As the Allied Forces start to gain power over the German defences, ceasing the horrific battle in the process, Spielberg takes the time to let the audience reflect on the violence and horrors of war, and its sheer futility. He allows them to realise how time has changed the perception of what happened in the battle and, along with it, realise man’s fallibility. A key piece of dialogue that is spoken by one of the soldiers after they had set alight to the German forces base is “Don’t shoot let them burn”. This piece of dialogue shows how the soldiers through the battle have soon become sadistic towards the Germans to a point of them wanting to torture them. Soon after the allied forces had taken over the German defences, one Jewish soldier begins to cry over a Hitler youth knife. His tears are filled with the loss of hope, revenge is seen to not offer redemption. Spielberg shows this to the audience to once again emphasis the futility of war, as retribution can never be achieved during such a brutal battle.
In the very last scene of the first 30 minutes, Spielberg enforces a sense of lament and reflection for the audience. This shot then leads up to an ECU on Miller’s eyes; this replicates the close up on the old man’s eyes at the beginning of the film. It humanises him and emphasises the brutality he has viewed, it personalises war. The scene eventually ends with a crane shot of Omaha beach; this is to show the audience the futility of life and the full damage war creates, as it not only does it destroy man it also destroys nature as we see the sea turning red due to the blood.

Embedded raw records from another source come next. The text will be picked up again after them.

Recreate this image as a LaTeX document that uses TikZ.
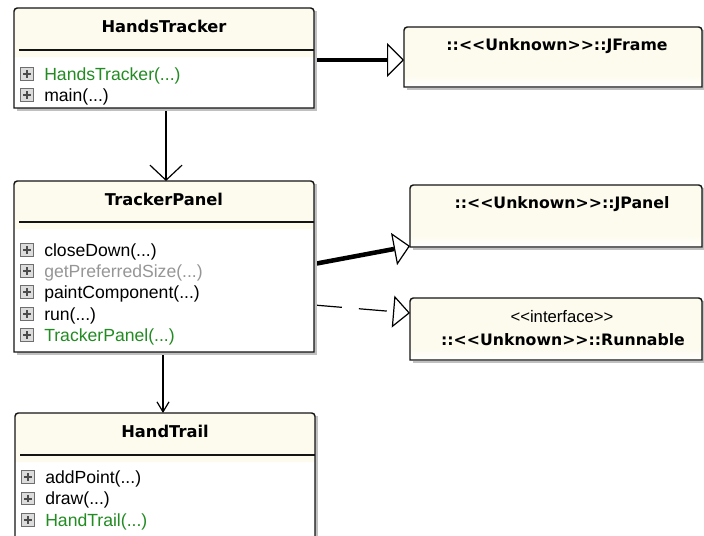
\documentclass[tikz,border=0pt]{standalone}
\usepackage{fontspec}
\setmainfont{Liberation Sans}[Ligatures=TeXOff]
\newfontfamily\headfont{DejaVu Sans}[Ligatures=TeXOff]
\usetikzlibrary{arrows.meta,calc}

\definecolor{cream}{RGB}{253,251,238}
\definecolor{shadowgray}{RGB}{192,192,192}
\definecolor{ctorgreen}{RGB}{34,139,34}
\definecolor{inheritgray}{RGB}{150,150,150}
\definecolor{iconfill}{RGB}{220,220,220}
\definecolor{iconedge}{RGB}{110,110,110}
\definecolor{boxedge}{RGB}{20,20,20}

\tikzset{
  boxarea/.style={rectangle, inner sep=0pt, outer sep=0pt, anchor=north west, draw=none},
  boxline/.style={draw=boxedge, line width=1.1pt},
  title/.style={font=\headfont\bfseries\fontsize{12.2}{14}\selectfont, anchor=base, inner sep=0pt},
  qualname/.style={font=\headfont\bfseries\fontsize{11.8}{14}\selectfont, anchor=base, inner sep=0pt},
  stereo/.style={font=\fontsize{12.5}{14}\selectfont, anchor=base, inner sep=0pt},
  membertext/.style={font=\fontsize{13.2}{15}\selectfont, anchor=base west, inner sep=0pt},
  plusicon/.style={rectangle, draw=iconedge, fill=iconfill, line width=0.7pt,
    minimum size=9.5pt, inner sep=0pt,
    path picture={
      \draw[black!70, line width=1.5pt]
        ($(path picture bounding box.west)+(2pt,0)$) -- ($(path picture bounding box.east)+(-2pt,0)$)
        ($(path picture bounding box.north)+(0,-2pt)$) -- ($(path picture bounding box.south)+(0,2pt)$);
    }},
  assoc/.style={draw=black, line width=0.9pt},
  realize/.style={draw=black, line width=0.9pt},
  heavy/.style={draw=black, line width=3.4pt},
}

% drop shadow on the right and bottom of a box
\newcommand\boxshadow[1]{%
  \fill[shadowgray] ($(#1.north east)+(0,3)$) rectangle ($(#1.south east)+(3,3)$);
  \fill[shadowgray] ($(#1.south west)+(3,0)$) rectangle ($(#1.south east)+(3,3)$);
}
% class box: cream header compartment, rule, white member compartment
\newcommand\classframe[2]{%
  \boxshadow{#1}
  \fill[white] (#1.south west) rectangle (#1.north east);
  \fill[cream] ($(#1.north west)+(0,#2+7)$) [rounded corners=2.5pt] -- (#1.north west)
     -- (#1.north east) [sharp corners] -- ($(#1.north east)+(0,#2+7)$) -- cycle;
  \draw[boxline] ($(#1.north west)+(5,#2)$) -- ($(#1.north east)+(0,#2)$);
  \draw[boxline] (#1.south west) [rounded corners=2.5pt] -- (#1.north west)
     -- (#1.north east) [sharp corners] -- (#1.south east) -- cycle;
}
% box of an external type: cream, fading to white at the bottom
\newcommand\plainframe[1]{%
  \boxshadow{#1}
  \fill[cream] (#1.south west) [rounded corners=2.5pt] -- (#1.north west)
     -- (#1.north east) [sharp corners] -- (#1.south east) -- cycle;
  \shade[top color=cream, bottom color=white] ($(#1.south west)+(0,-12)$) rectangle (#1.south east);
  \draw[boxline] (#1.south west) [rounded corners=2.5pt] -- (#1.north west)
     -- (#1.north east) [sharp corners] -- (#1.south east) -- cycle;
}
% one operation row: plus icon and signature
\newcommand\member[5]{%
  \node[plusicon] (#1-icon) at (#2+13,#3-6) {};
  \node[membertext, text=#4] (#1) at (#2+30,#3) {#5};
}

\begin{document}
\begin{tikzpicture}[x=0.75pt,y=-0.75pt]
  \path[use as bounding box] (0,0) rectangle (704,536);
  \clip (0,0) rectangle (704,536);
  \fill[white] (0,0) rectangle (704,536);

  % box areas
  \node[boxarea, minimum width=225pt, minimum height=75pt]     (ht)       at (14,8)    {};
  \node[boxarea, minimum width=225pt, minimum height=128.25pt] (tp)       at (14,181)  {};
  \node[boxarea, minimum width=225pt, minimum height=105pt]    (trail)    at (15,413)  {};
  \node[boxarea, minimum width=223.5pt, minimum height=45pt]   (jframe)   at (404,27)  {};
  \node[boxarea, minimum width=219pt, minimum height=46.5pt]   (jpanel)   at (410,185) {};
  \node[boxarea, minimum width=219pt, minimum height=46.5pt]   (runnable) at (410,298) {};

  % associations
  \draw[assoc, -{Straight Barb[length=11.25pt,width=24pt]}]
    ($(ht.south)+(2,0)$) -- ($(tp.north)+(2,0)$);
  \draw[assoc, -{Straight Barb[length=7.5pt,width=9pt]}]
    ($(tp.south)+(-1,0)$) -- ($(trail.north)+(-2,0)$);

  % generalizations
  \draw[realize, -{Triangle[open,length=12.75pt,width=25.5pt]}]
    ($(ht.north east)+(0,52)$) -- ($(jframe.north west)+(0,33)$);
  \draw[heavy, shorten >=12.75pt]
    ($(ht.north east)+(0,52)$) -- ($(jframe.north west)+(0,33)$);
  \draw[realize, -{Triangle[open,length=12.2pt,width=24.5pt]}]
    ($(tp.north east)+(0,83)$) -- ($(jpanel.south west)+(0,-1)$);
  \draw[heavy, shorten >=12.2pt]
    ($(tp.north east)+(0,83)$) -- ($(jpanel.south west)+(0,-1)$);

  % realization
  \draw[realize, dash pattern=on 21pt off 12.75pt, -{Triangle[open,length=12.75pt,width=24pt]}]
    ($(tp.north east)+(0,124)$) -- ($(runnable.north west)+(0,15)$);

  % boxes
  \classframe{ht}{42}
  \classframe{tp}{41}
  \classframe{trail}{42}
  \plainframe{jframe}
  \plainframe{jpanel}
  \plainframe{runnable}

  % names
  \node[title] (ht-title)    at (164,32)  {HandsTracker};
  \node[title] (tp-title)    at (164,205) {TrackerPanel};
  \node[title] (trail-title) at (165,437) {HandTrail};
  \node[qualname] (jframe-name)     at (557,50)  {::<<Unknown>>::JFrame};
  \node[qualname] (jpanel-name)     at (562,208) {::<<Unknown>>::JPanel};
  \node[stereo]   (runnable-stereo) at (562,322) {<<interface>>};
  \node[qualname] (runnable-name)   at (563,345) {::<<Unknown>>::Runnable};

  % operations
  \member{ht-ctor}{14}{80}{ctorgreen}{HandsTracker(...)}
  \member{ht-main}{14}{101}{black}{main(...)}

  \member{tp-close}{14}{256}{black}{closeDown(...)}
  \member{tp-size}{14}{277}{inheritgray}{getPreferredSize(...)}
  \member{tp-paint}{14}{298}{black}{paintComponent(...)}
  \member{tp-run}{14}{320}{black}{run(...)}
  \member{tp-ctor}{14}{341}{ctorgreen}{TrackerPanel(...)}

  \member{trail-add}{15}{483}{black}{addPoint(...)}
  \member{trail-draw}{15}{504.5}{black}{draw(...)}
  \member{trail-ctor}{15}{526}{ctorgreen}{HandTrail(...)}
\end{tikzpicture}
\end{document}
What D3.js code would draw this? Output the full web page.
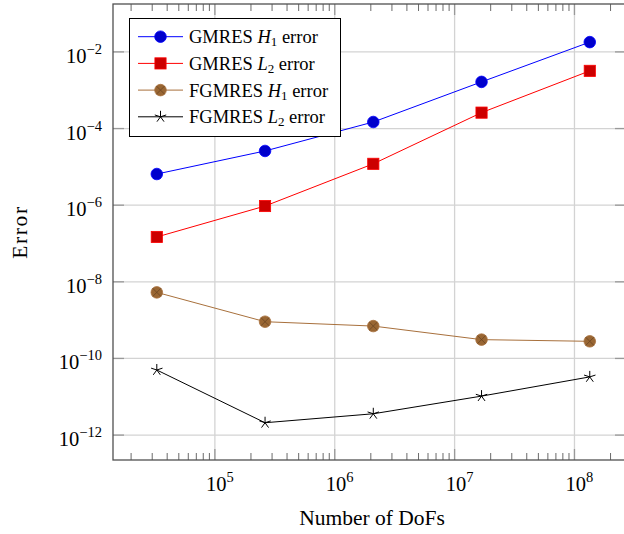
<!DOCTYPE html>
<html><head><meta charset="utf-8">
<script src="https://cdn.jsdelivr.net/npm/d3@7"></script>
<style>body{margin:0;background:#fff}svg{display:block}text{font-family:"Liberation Serif","DejaVu Serif",serif;fill:#000}</style>
</head><body><svg id="c" width="624" height="534"></svg>
<script>
const dofs = [32768, 262144, 2097152, 16777216, 134217728];
const gmresH1 = [6.5e-6, 2.6e-5, 1.48e-4, 1.65e-3, 1.8e-2];
const gmresL2 = [1.48e-7, 9.5e-7, 1.2e-5, 2.6e-4, 3.2e-3];
const fgmresH1 = [5.3e-9, 9.1e-10, 7.0e-10, 3.1e-10, 2.8e-10];
const fgmresL2 = [5.0e-11, 2.1e-12, 3.6e-12, 1.04e-11, 3.3e-11];
const xTickExps = [5, 6, 7, 8];
const yTickExps = [-2, -4, -6, -8, -10, -12];
const seriesNames = ["GMRES H1 error", "GMRES L2 error", "FGMRES H1 error", "FGMRES L2 error"];

const L = 113, R = 626, T = 4, B = 460;
const svg = d3.select("#c");
const x = d3.scaleLog().domain([Math.pow(10, 4.15), Math.pow(10, 8.43)]).range([L, R]);
const y = d3.scaleLog().domain([Math.pow(10, -12.65), Math.pow(10, -0.75)]).range([B, T]);

const series = [
  {name: seriesNames[0], vals: gmresH1, stroke: "#0000ff", fill: "#0000cc", mark: "circle", sym: "H", sub: "1"},
  {name: seriesNames[1], vals: gmresL2, stroke: "#ff0000", fill: "#cc0000", mark: "square", sym: "L", sub: "2"},
  {name: seriesNames[2], vals: fgmresH1, stroke: "#a8703c", fill: "#996633", mark: "otimes", sym: "H", sub: "1"},
  {name: seriesNames[3], vals: fgmresL2, stroke: "#000000", fill: "#000000", mark: "star", sym: "L", sub: "2"}
];

// grid
const g = svg.append("g");
xTickExps.forEach(e => {
  g.append("line").attr("x1", x(Math.pow(10, e))).attr("x2", x(Math.pow(10, e)))
   .attr("y1", T).attr("y2", B).attr("stroke", "#d3d3d3").attr("stroke-width", 1.3);
});
yTickExps.forEach(e => {
  g.append("line").attr("y1", y(Math.pow(10, e))).attr("y2", y(Math.pow(10, e)))
   .attr("x1", L).attr("x2", R).attr("stroke", "#d3d3d3").attr("stroke-width", 1.3);
});
// minor x ticks
const xd = x.domain();
for (let e = 4; e <= 8; e++) {
  for (let m = 2; m <= 9; m++) {
    const v = m * Math.pow(10, e);
    if (v < xd[0] || v > xd[1]) continue;
    const px = x(v);
    g.append("line").attr("x1", px).attr("x2", px).attr("y1", B).attr("y2", B - 7).attr("stroke", "#444").attr("stroke-width", 0.8);
    g.append("line").attr("x1", px).attr("x2", px).attr("y1", T).attr("y2", T + 7).attr("stroke", "#444").attr("stroke-width", 0.8);
  }
}
// major ticks
xTickExps.forEach(e => {
  const px = x(Math.pow(10, e));
  g.append("line").attr("x1", px).attr("x2", px).attr("y1", B).attr("y2", B - 11).attr("stroke", "#999").attr("stroke-width", 1.3);
  g.append("line").attr("x1", px).attr("x2", px).attr("y1", T).attr("y2", T + 11).attr("stroke", "#999").attr("stroke-width", 1.3);
});
yTickExps.forEach(e => {
  const py = y(Math.pow(10, e));
  g.append("line").attr("x1", L).attr("x2", L + 11).attr("y1", py).attr("y2", py).attr("stroke", "#999").attr("stroke-width", 1.3);
  g.append("line").attr("x1", R).attr("x2", R - 11).attr("y1", py).attr("y2", py).attr("stroke", "#999").attr("stroke-width", 1.3);
});
// frame
svg.append("rect").attr("x", L).attr("y", T).attr("width", R - L).attr("height", B - T)
  .attr("fill", "none").attr("stroke", "#505050").attr("stroke-width", 1.3);

// tick labels
xTickExps.forEach(e => {
  const t = svg.append("text").attr("x", x(Math.pow(10, e)) + 5).attr("y", 491).attr("text-anchor", "middle").attr("font-size", 20.5);
  t.append("tspan").text("10");
  t.append("tspan").attr("font-size", 14.5).attr("dy", -9).text(e);
});
yTickExps.forEach(e => {
  const t = svg.append("text").attr("x", 102).attr("y", y(Math.pow(10, e)) + 11).attr("text-anchor", "end").attr("font-size", 20.5);
  t.append("tspan").text("10");
  t.append("tspan").attr("font-size", 14.5).attr("dy", -9).text("\u2212" + Math.abs(e));
});
// axis labels
svg.append("text").attr("x", 372).attr("y", 525).attr("text-anchor", "middle").attr("font-size", 21.5).text("Number of DoFs");
svg.append("text").attr("transform", "translate(27,232) rotate(-90)").attr("text-anchor", "middle").attr("font-size", 21.5).attr("letter-spacing", 1.6).text("Error");

function drawMark(sel, type, cx, cy, s) {
  if (type === "circle") {
    sel.append("circle").attr("cx", cx).attr("cy", cy).attr("r", 5.8).attr("fill", s.fill).attr("stroke", s.stroke).attr("stroke-width", 0.8);
  } else if (type === "square") {
    sel.append("rect").attr("x", cx - 5.6).attr("y", cy - 5.6).attr("width", 11.2).attr("height", 11.2).attr("fill", s.fill).attr("stroke", s.stroke).attr("stroke-width", 0.8);
  } else if (type === "otimes") {
    sel.append("circle").attr("cx", cx).attr("cy", cy).attr("r", 5.8).attr("fill", s.fill).attr("stroke", s.stroke).attr("stroke-width", 0.8);
    const d = 5.8 * Math.SQRT1_2;
    sel.append("path").attr("d", `M${cx - d},${cy - d}L${cx + d},${cy + d}M${cx - d},${cy + d}L${cx + d},${cy - d}`)
      .attr("stroke", "#6b4522").attr("stroke-width", 0.8);
  } else if (type === "star") {
    let p = "";
    for (let k = 0; k < 5; k++) {
      const a = -Math.PI / 2 + k * 2 * Math.PI / 5;
      p += `M${cx},${cy}L${cx + 6 * Math.cos(a)},${cy + 6 * Math.sin(a)}`;
    }
    sel.append("path").attr("d", p).attr("stroke", "#000").attr("stroke-width", 1).attr("fill", "none");
  }
}

// series
const line = d3.line().x(d => x(d[0])).y(d => y(d[1]));
series.forEach(s => {
  const pts = dofs.map((d, i) => [d, s.vals[i]]);
  svg.append("path").attr("d", line(pts)).attr("fill", "none").attr("stroke", s.stroke).attr("stroke-width", 1);
  const mg = svg.append("g");
  pts.forEach(p => drawMark(mg, s.mark, x(p[0]), y(p[1]), s));
});

// legend
const lg = svg.append("g");
lg.append("rect").attr("x", 129.5).attr("y", 18.5).attr("width", 211).attr("height", 118).attr("fill", "#fff").attr("stroke", "#000").attr("stroke-width", 1);
series.forEach((s, i) => {
  const ly = 36.7 + i * 26.7;
  lg.append("line").attr("x1", 138).attr("x2", 183).attr("y1", ly).attr("y2", ly).attr("stroke", s.stroke).attr("stroke-width", 1);
  drawMark(lg, s.mark, 160.5, ly, s);
  const t = lg.append("text").attr("x", 189).attr("y", ly + 6.5).attr("font-size", 18.5);
  t.append("tspan").text(s.name.split(" ")[0] + " ");
  t.append("tspan").attr("font-style", "italic").text(s.sym);
  t.append("tspan").attr("font-size", 13).attr("dy", 3).text(s.sub);
  t.append("tspan").attr("dy", -3).text(" error");
});
</script></body></html>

It reinforces the magnitude of lives and blood lost during the battle to a point that the sea turns red. The diagetic sound of the waves soon begins to become calmer as the fighting has ended; they soon start to fade out as the gentle music takes over. The music is the same as the music from the beginning, giving a patriotic atmosphere. Spielberg deliberately did not put any music in the battle because he wanted to allow the scenes to be more visceral and to have the audience experience the battle in every direct way.
In conclusion, Spielberg has skilfully communicated the horrors of the D Day landings during the opening battle scene. He shows the audience the true and respectful side of war. By combining the key techniques of camera angles, sound, dialogue, colour and tracking of Miller, he is able to bring out all the emotions and pain felt by the soldiers and create visceral scenes to impart the horror of the D Day landings. He made it seem realistic and true to the memories of what the battle was really like for the people in it and to help the audience experience the horrors and dangers of what they went through.